If you love a specific look that fits within your company’s limits and makes you feel smarter, more confident, and adds a little swagger — wear it often. Who cares what Karen in the adjacent cubicle thinks.

BE YOU. It can be your logo.

Look at rock stars we love — they’ve got uniforms.

  • Slash and his hat
  • Bono in shades
  • Kurt Cobain with flannel
  • Sleep Token behind masks

When he was President, no one talked behind Obama’s back saying, “There he goes in a BLUE SHIRT AGAIN!?”

What you wear — especially what you wear often — will leave a mark. It’s like personal branding.

The premise here is simple: having one less decision to make in the morning means more mental energy for other decisions later in the day.

Whether this habit is any type of performance game changer is debatable. It’s likely more a mental motivator than anything but think about it as the first move in a daily chain of events. Every unnecessary decision you eliminate saves focus and energy for those that matter more.

I’ve been around long enough to know: the “what should I wear” crisis can drain time and energy from anyone, even the most strong-willed. It leads to decision exhaustion that sees them leave the house in pajamas. If you know, you know.

Now think about decision exhaustion in the radio world.

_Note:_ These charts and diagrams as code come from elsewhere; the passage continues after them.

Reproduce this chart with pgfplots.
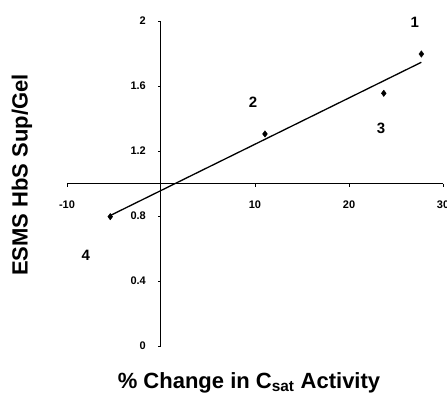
\documentclass[border=0pt]{standalone}
\usepackage{pgfplots}
\pgfplotsset{compat=1.18}
\usepackage{fontspec}
\setmainfont{Liberation Sans}
\begin{document}
\begin{tikzpicture}
\useasboundingbox (-161pt,-48pt) rectangle (286pt,346pt);
\begin{axis}[
  anchor=origin, at={(0pt,0pt)},
  x=9.4pt, y=162.5pt,
  xmin=-10, xmax=30, ymin=0, ymax=2,
  hide axis, clip=false,
]
% axis lines
\draw[line width=1pt] (axis cs:-10,1) -- (axis cs:30,1);
\draw[line width=1pt] (axis cs:0,0) -- (axis cs:0,2);
% y ticks
\draw[line width=0.6pt] (axis cs:0,0) -- ++(-3pt,0pt);
\draw[line width=0.6pt] (axis cs:0,0.4) -- ++(-3pt,0pt);
\draw[line width=0.6pt] (axis cs:0,0.8) -- ++(-3pt,0pt);
\draw[line width=0.6pt] (axis cs:0,1.2) -- ++(-3pt,0pt);
\draw[line width=0.6pt] (axis cs:0,1.6) -- ++(-3pt,0pt);
\draw[line width=0.6pt] (axis cs:0,2) -- ++(-3pt,0pt);
\node[anchor=east,inner sep=0pt,xshift=-15pt,font=\fontsize{11}{12}\selectfont\bfseries] at (axis cs:0,0) {0};
\node[anchor=east,inner sep=0pt,xshift=-15pt,font=\fontsize{11}{12}\selectfont\bfseries] at (axis cs:0,0.4) {0.4};
\node[anchor=east,inner sep=0pt,xshift=-15pt,font=\fontsize{11}{12}\selectfont\bfseries] at (axis cs:0,0.8) {0.8};
\node[anchor=east,inner sep=0pt,xshift=-15pt,font=\fontsize{11}{12}\selectfont\bfseries] at (axis cs:0,1.2) {1.2};
\node[anchor=east,inner sep=0pt,xshift=-15pt,font=\fontsize{11}{12}\selectfont\bfseries] at (axis cs:0,1.6) {1.6};
\node[anchor=east,inner sep=0pt,xshift=-15pt,font=\fontsize{11}{12}\selectfont\bfseries] at (axis cs:0,2) {2};
% x ticks
\draw[line width=0.6pt] (axis cs:-10,1) -- ++(0pt,-3pt);
\draw[line width=0.6pt] (axis cs:10,1) -- ++(0pt,-3pt);
\draw[line width=0.6pt] (axis cs:20,1) -- ++(0pt,-3pt);
\draw[line width=0.6pt] (axis cs:30,1) -- ++(0pt,-3pt);
\node[anchor=north,inner sep=0pt,yshift=-17pt,font=\fontsize{11}{12}\selectfont\bfseries] at (axis cs:-10,1) {-10};
\node[anchor=north,inner sep=0pt,yshift=-17pt,font=\fontsize{11}{12}\selectfont\bfseries] at (axis cs:10,1) {10};
\node[anchor=north,inner sep=0pt,yshift=-17pt,font=\fontsize{11}{12}\selectfont\bfseries] at (axis cs:20,1) {20};
\node[anchor=north,inner sep=0pt,yshift=-17pt,font=\fontsize{11}{12}\selectfont\bfseries] at (axis cs:30,1) {30};
% data
\addplot[only marks, mark=diamond*, mark size=3.2pt, black] coordinates {
  (-5.4,0.796) (11.06,1.305) (23.7,1.555) (27.7,1.797)
};
\addplot[black, line width=1.3pt, no marks] coordinates {
  (-5.4,0.803) (27.7,1.746)
};
% point labels
\node[font=\fontsize{15}{16}\selectfont\bfseries] at (axis cs:27.0,1.994) {1};
\node[font=\fontsize{15}{16}\selectfont\bfseries] at (axis cs:9.8,1.50) {2};
\node[font=\fontsize{15}{16}\selectfont\bfseries] at (axis cs:23.4,1.34) {3};
\node[font=\fontsize{15}{16}\selectfont\bfseries] at (axis cs:-8.0,0.555) {4};
\end{axis}
% axis titles
\node[rotate=90,font=\fontsize{22}{24}\selectfont\bfseries] at (-139pt,171pt) {ESMS HbS Sup/Gel};
\node[font=\fontsize{22}{24}\selectfont\bfseries] at (88pt,-37pt) {\% Change in C\textsubscript{sat} Activity};
\end{tikzpicture}
\end{document}
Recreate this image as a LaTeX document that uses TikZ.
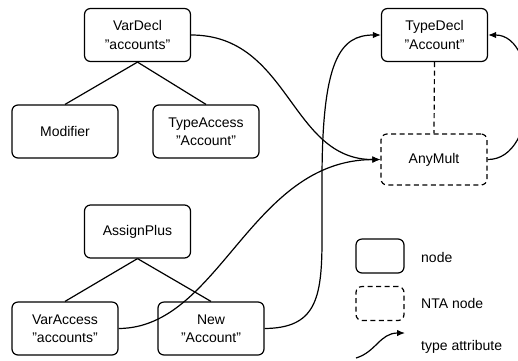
\documentclass[tikz,border=0pt]{standalone}
\usepackage{fontspec}
\setmainfont{Liberation Sans}
\usetikzlibrary{arrows.meta}

\tikzset{
  treenode/.style={draw, line width=1.2pt, rounded corners=6pt,
    minimum width=106pt, minimum height=53pt, align=center, inner sep=0pt,
    font=\fontsize{14}{18.5}\selectfont},
  ntanode/.style={treenode, dashed, dash pattern=on 5pt off 3.5pt},
  legendbox/.style={draw, line width=1.2pt, rounded corners=6pt,
    minimum width=48pt, minimum height=34pt, inner sep=0pt},
  legendnta/.style={legendbox, dash pattern=on 5pt off 3.5pt},
  legendtext/.style={anchor=west, inner sep=0pt, font=\fontsize{14}{17}\selectfont},
  child/.style={line width=1.2pt},
  attr/.style={line width=1.2pt, -{Latex[length=8pt,width=6.5pt]}},
  link/.style={line width=1.2pt, dash pattern=on 5pt off 3.5pt}
}

\begin{document}
\begin{tikzpicture}[x=1pt, y=-1pt]
  \useasboundingbox (0,0) rectangle (518,360);

  % first tree: variable declaration
  \node[treenode] (vardecl) at (137.5,35) {VarDecl\\"accounts"};
  \node[treenode] (modifier) at (65,131.5) {Modifier};
  \node[treenode] (typeaccess) at (206,131.5) {TypeAccess\\"Account"};

  % second tree: assignment
  \node[treenode] (assign) at (137.5,231.5) {AssignPlus};
  \node[treenode] (varaccess) at (65,328.5) {VarAccess\\"accounts"};
  \node[treenode] (new) at (211,328.5) {New\\"Account"};

  % type declaration and its NTA child
  \node[treenode] (typedecl) at (434.5,35) {TypeDecl\\"Account"};
  \node[ntanode, minimum height=51pt] (anymult) at (434,159.5) {AnyMult};

  % tree edges
  \draw[child] (vardecl.south) -- (modifier.north);
  \draw[child] (vardecl.south) -- (typeaccess.north);
  \draw[child] (assign.south) -- (varaccess.north);
  \draw[child] (assign.south) -- (new.north);
  \draw[link] (typedecl.south) -- (anymult.north);

  % type attribute connectors
  \coordinate (bendlow) at (322,240);
  \coordinate (bendhigh) at (322,180);
  \draw[attr] (vardecl.east) .. controls (290,35) and (290,160) .. (anymult.west);
  \draw[attr] (varaccess.east) .. controls (220,328) and (250,160) .. (anymult.west);
  \draw[attr] (new.east) .. controls (315,328) and (322,300) .. (bendlow)
     -- (bendhigh) .. controls (322,60) and (340,35) .. (typedecl.west);
  \draw[attr] (anymult.east) .. controls (540,160) and (540,35) .. (typedecl.east);

  % legend
  \node[legendbox] (lgnode) at (380,256) {};
  \node[legendtext] (lgnodetext) at (421,257) {node};
  \node[legendnta] (lgnta) at (380,303.5) {};
  \node[legendtext] (lgntatext) at (421,303.5) {NTA node};
  \coordinate (lgstart) at (356,358);
  \coordinate (lgend) at (405,333);
  \draw[attr] (lgstart) .. controls (376,352) and (380,333) .. (lgend);
  \node[legendtext] (lgattrtext) at (421,347) {type attribute};
\end{tikzpicture}
\end{document}
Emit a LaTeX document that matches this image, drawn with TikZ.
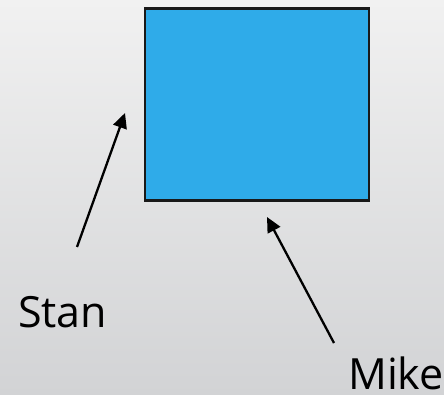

Music scheduling comes to mind first. That sense of doom right after hitting “schedule” — anxiously waiting to see how many unscheduled positions you’ll have and the time it will take to finish. That is followed by visually checking hundreds of segues that “passed.”

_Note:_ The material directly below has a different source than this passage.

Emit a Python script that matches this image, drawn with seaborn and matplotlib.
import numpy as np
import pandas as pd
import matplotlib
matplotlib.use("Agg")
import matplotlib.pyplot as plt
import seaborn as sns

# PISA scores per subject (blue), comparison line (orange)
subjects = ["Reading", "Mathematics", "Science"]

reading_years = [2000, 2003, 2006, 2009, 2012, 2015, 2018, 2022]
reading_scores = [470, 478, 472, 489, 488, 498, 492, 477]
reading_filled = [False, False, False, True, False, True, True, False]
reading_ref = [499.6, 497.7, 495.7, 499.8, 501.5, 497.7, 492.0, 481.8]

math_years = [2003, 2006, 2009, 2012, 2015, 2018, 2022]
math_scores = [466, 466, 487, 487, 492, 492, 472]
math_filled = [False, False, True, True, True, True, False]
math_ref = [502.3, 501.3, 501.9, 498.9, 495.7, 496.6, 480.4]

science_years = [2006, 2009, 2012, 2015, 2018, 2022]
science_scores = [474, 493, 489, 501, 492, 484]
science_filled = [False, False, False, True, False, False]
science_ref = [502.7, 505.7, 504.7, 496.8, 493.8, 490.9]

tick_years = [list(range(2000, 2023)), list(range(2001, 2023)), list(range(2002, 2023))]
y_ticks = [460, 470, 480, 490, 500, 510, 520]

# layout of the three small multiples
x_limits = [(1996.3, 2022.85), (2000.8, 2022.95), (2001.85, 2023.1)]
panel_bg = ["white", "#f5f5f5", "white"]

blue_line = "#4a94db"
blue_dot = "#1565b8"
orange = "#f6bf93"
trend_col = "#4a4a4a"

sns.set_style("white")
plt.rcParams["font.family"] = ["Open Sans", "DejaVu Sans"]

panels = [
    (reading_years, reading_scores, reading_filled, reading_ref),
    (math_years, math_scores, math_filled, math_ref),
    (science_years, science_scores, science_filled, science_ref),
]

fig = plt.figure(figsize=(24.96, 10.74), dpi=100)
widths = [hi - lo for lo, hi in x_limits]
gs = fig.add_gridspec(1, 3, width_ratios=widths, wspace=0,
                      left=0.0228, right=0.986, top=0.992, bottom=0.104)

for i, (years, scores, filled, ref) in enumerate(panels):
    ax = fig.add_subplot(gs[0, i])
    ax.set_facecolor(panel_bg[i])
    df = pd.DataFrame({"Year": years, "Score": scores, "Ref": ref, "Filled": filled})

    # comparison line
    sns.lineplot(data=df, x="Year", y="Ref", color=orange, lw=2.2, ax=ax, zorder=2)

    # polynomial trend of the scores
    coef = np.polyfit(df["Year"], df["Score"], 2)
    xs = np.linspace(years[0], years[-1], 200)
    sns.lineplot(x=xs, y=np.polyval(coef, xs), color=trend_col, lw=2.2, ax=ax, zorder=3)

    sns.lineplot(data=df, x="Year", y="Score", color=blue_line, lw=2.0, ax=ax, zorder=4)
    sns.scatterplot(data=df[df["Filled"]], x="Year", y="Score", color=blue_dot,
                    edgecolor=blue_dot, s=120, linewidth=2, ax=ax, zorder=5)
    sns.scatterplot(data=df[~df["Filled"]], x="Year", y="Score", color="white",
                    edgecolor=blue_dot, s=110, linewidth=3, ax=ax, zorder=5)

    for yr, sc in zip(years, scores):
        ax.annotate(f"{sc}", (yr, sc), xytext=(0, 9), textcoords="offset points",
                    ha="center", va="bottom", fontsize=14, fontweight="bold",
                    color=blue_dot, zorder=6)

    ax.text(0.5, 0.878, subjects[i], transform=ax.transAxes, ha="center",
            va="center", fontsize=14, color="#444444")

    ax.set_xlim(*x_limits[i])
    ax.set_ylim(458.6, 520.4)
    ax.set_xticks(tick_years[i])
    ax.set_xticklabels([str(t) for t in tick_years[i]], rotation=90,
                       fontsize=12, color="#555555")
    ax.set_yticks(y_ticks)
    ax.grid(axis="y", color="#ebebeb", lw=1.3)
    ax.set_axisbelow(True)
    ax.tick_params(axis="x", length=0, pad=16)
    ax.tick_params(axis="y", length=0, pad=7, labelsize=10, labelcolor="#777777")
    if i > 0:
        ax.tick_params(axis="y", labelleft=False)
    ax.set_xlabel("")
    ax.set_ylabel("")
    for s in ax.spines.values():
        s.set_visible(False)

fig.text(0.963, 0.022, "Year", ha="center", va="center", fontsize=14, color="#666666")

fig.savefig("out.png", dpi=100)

Now add everything else: other programming duties, promotional chores, an air shift, non-stop emailing and texting, meetings, maybe an appearance. That’s hundreds of daily decisions that need to be made. Most are small, but all draining.

And we wonder why managers or Program Directors look beat by 5pm, and why so many brands sound checked out.

Decision exhaustion hits all sectors of the music industry, not just radio. We won’t fix it by wearing the same turtleneck each day, but the principle applies:

Eliminate the small stuff, and save brain power for what really moves the brand forward.

Some basic ideas for Programmers and Marketers:

Log Help

Facing dozens of unscheduled positions? Call tech support. You may be one rule tweak away from a cleaner log and restoring some sanity.

The Firehose of Questions

Set “Ask me anything” zones (ex: 10:00am & 2:00pm) to move the random sales questions or pop-in visits into focused zones of efficiency.

Control Your Inbox

Only check email and texts at set times each hour. If it’s that important, someone will call or beat down your door. Use the rest for deeper stuff. Even 45 uninterrupted minutes can change your day.

Avoid the Redundant Questions

Design a pre-approved playbook or a brand guide that answers the redundant questions. When does this air? Should I post this? Does this tagline work? What deliverables come sponsorship?

Focus Hours

Everyone gets a “do not disturb hour” for focus and productivity, not interruption.

Meeting Overkill

Cancel every unnecessary meeting. Shorten and focus the others. Most meetings are low-productivity time-killers once labeled as critical.

In the end, it’s not what you wear each day. It’s what you stop wasting time on.

Like freeing up space on a hard drive, your needle-moving brain needs memory to run.